Though the Senate rejected related automaker bailout legislation Thursday night, GM and Chrysler want to tap funds from October's Trouble Asset Relief Program (TARP) law for short-term loans.
The law:
- TARP Section 101 authorizes the Treasury Secretary "to purchase, and to make and fund commitments to purchase, troubled assets from any financial institution."
- Section 3(5) of TARP defines "financial institution"--in relevant part--to mean (emphasis added):
[A]ny institution, including, but not limited to, any bank, savings association, credit union, security broker or dealer, or insurance company, established and regulated under the laws of the United States or any State, territory, or possession . . . , and having significant operations in the United States.
- And "troubled assets" are defined--in relevant part--in TARP Section 3(9) as:
(A) residential or commercial mortgages and any securities, obligations, or other instruments that are based on or related to such mortgages, that in each case was originated or issued on or before March 14, 2008, the purchase of which the Secretary determines promotes financial market stability; and
(B) any other financial instrument that the Secretary, after consultation with the Chairman of the Board of Governors of the Federal Reserve System, determines the purchase of which is necessary to promote financial market stability. . .
Answers:
- When Vice President Cheney invokes the ghost of Herbert Hoover.

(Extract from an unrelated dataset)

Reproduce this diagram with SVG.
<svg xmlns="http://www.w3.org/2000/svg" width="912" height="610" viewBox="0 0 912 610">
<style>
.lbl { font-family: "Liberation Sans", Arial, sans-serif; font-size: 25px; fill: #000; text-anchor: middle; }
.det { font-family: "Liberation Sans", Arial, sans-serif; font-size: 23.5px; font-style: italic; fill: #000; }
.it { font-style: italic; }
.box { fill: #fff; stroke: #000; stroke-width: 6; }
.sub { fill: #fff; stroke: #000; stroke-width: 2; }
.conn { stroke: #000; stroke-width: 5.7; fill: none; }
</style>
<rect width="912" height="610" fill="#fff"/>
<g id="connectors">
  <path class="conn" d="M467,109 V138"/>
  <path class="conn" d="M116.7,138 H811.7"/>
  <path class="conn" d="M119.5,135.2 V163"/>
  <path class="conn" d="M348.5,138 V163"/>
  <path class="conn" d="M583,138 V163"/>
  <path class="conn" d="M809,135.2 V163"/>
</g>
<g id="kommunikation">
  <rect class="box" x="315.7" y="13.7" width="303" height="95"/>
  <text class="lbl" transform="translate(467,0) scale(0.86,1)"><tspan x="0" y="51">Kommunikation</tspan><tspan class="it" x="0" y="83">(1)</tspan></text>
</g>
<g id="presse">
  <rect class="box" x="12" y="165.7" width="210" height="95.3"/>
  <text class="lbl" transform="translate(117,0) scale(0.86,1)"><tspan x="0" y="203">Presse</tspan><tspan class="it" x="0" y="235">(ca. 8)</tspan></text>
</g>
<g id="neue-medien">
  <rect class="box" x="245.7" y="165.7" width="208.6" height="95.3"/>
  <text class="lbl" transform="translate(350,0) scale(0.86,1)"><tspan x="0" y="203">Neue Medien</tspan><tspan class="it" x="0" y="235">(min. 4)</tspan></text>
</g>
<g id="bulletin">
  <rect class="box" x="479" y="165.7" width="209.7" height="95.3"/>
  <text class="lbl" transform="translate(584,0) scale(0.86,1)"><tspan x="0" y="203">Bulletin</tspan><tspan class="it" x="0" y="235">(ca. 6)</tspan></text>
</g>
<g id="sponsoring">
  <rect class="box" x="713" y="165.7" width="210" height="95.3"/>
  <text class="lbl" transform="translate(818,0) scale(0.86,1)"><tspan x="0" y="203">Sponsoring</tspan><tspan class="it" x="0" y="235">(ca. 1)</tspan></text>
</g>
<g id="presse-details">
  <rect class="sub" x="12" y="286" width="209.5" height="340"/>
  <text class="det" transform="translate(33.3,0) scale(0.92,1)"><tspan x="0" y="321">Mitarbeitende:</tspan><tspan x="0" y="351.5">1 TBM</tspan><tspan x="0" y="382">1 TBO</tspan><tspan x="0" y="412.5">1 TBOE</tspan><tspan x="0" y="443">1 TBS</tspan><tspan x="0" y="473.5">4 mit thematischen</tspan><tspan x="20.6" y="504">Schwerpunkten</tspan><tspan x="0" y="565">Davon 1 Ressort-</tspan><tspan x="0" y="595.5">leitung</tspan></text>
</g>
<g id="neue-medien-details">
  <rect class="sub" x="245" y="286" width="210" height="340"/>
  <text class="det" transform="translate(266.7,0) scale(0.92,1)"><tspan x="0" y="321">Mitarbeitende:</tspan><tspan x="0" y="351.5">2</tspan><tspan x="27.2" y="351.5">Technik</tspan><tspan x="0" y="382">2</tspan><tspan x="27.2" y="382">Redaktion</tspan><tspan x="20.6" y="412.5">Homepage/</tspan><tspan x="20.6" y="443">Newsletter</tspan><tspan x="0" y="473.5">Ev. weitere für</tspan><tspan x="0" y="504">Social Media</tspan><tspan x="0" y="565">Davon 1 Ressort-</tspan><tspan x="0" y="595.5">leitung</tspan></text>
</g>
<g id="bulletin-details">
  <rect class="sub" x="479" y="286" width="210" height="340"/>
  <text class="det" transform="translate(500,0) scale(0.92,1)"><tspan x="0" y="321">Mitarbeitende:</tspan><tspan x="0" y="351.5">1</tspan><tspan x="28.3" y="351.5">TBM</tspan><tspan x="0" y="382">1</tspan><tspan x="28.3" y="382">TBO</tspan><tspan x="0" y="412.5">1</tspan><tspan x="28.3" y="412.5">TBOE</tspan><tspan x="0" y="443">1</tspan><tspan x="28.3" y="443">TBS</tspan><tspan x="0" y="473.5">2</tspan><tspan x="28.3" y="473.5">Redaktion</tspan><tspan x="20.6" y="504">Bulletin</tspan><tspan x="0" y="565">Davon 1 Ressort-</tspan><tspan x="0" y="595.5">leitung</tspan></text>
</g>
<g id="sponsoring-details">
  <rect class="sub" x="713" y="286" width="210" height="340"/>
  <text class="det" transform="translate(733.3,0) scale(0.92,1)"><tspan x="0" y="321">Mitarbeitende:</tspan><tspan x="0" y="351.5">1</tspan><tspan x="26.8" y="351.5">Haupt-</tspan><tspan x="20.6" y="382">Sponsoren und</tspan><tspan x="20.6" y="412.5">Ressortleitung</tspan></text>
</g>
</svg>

- When the wiggle room of "including, but not limited to" morphs a manufacturer into a masters-of-the-universe financial firm (Andrew Grossman's analysis on the Heritage Foundation blog being overly narrow).
- When folks forget that General Motors no longer controls its former finance arm GMAC, now holding only a minority stake.

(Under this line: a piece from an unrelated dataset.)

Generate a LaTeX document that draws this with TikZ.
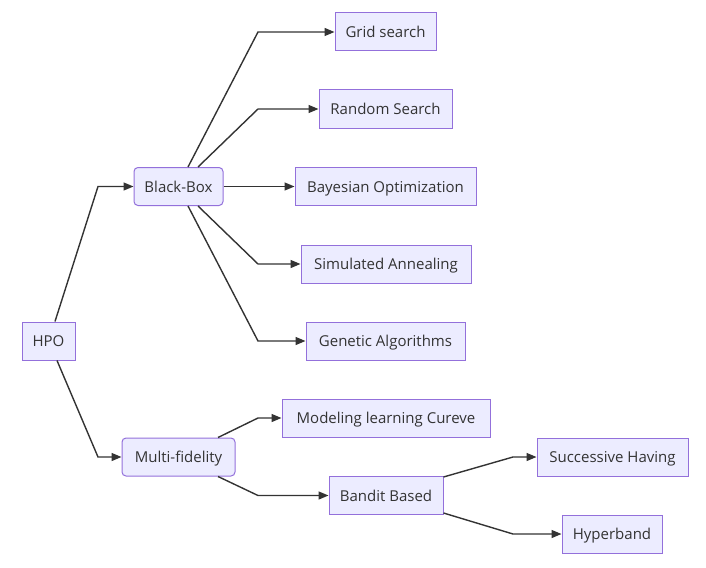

- When pro-Detroit policymakers seize on the fact that the 51 percent owner of GMAC also controls Chrysler, eliding that GMAC tried to become a bank, but so far has not qualified.
- When automaker debt is "troubled" and called a crucial condition precedent to restored residential and commercial mortgage stability.
- And, most importantly, when President Bush says so, to prevent "precipitous collapse" and "an immediate failure" of the Big-3.
Inspecting the books will take a few days. But an auto bailout through TARP is close to a done deal. Bush caving confirms that the era of big and interventionist Republican government will be second (to the war on terror) as the President's most consequential legacy.
1 comment:
I'm not sure I'd describe this as Bush caving. It's more on the order of trying to make this disaster appear as it it were off the increasingly long "catastrophes on Bush's watch" list.
"nosiree, them auto folks didn't go BK while *I* was president! It was all Osama's - oops, Obama's - fault!"